Other cryptocurrencies are taking varied approaches. Some newer projects built quantum resistance into their design from inception. Others are focused on bridge technologies that could provide temporary quantum protection while the industry transitions to more permanent solutions. This diversity of approach means the market is testing multiple strategies, and the most effective solutions will become apparent through real-world deployment.

For Bitcoin holders, the key insight is that you're not in this alone. The entire cryptocurrency industry, backed by serious institutional investment and research, is treating quantum risk as a genuine challenge to be solved. Solutions are coming. Your role is to position your Bitcoin defensively now so you benefit from these solutions as they roll out, rather than being caught vulnerable if they're implemented suddenly.

Conclusion

The quantum-AI threat to Bitcoin is real, measurable, and accelerating. Yet the situation remains manageable for informed investors who take action today. You're not facing a crisis, but a challenge that demands attention now rather than panic later.

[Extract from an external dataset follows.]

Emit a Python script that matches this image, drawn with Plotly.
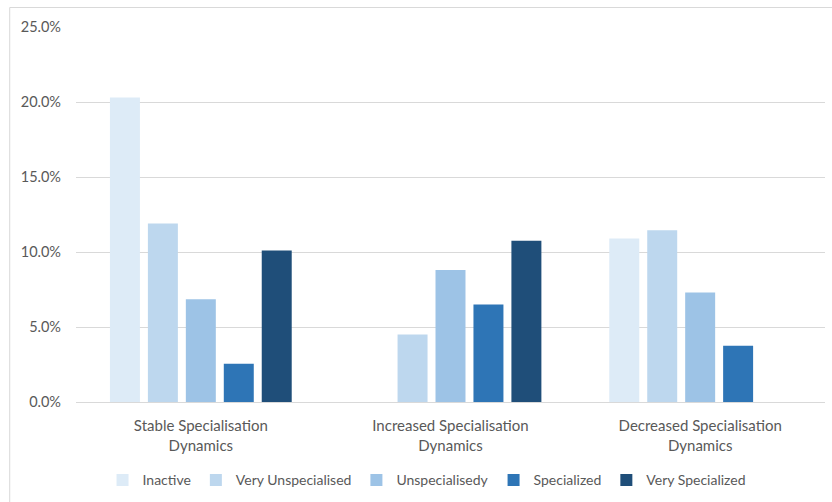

The steps are clear: upgrade your Bitcoin storage to secure address types, use hardware wallets and multisig configurations, and stay informed about blockchain protocol updates. Monitor your holdings, diversify your security approach, and trust that the global blockchain community is engineering solutions alongside the broader technology industry.

Bitcoin has survived nine-figure hacks, regulatory crackdowns, and dramatic market cycles. It will survive the quantum era too. Your Bitcoin's future depends less on abstract technological developments and more on the choices you make this year. Start now, move deliberately, and you'll protect your assets while benefiting from the innovations that are already emerging in 2026.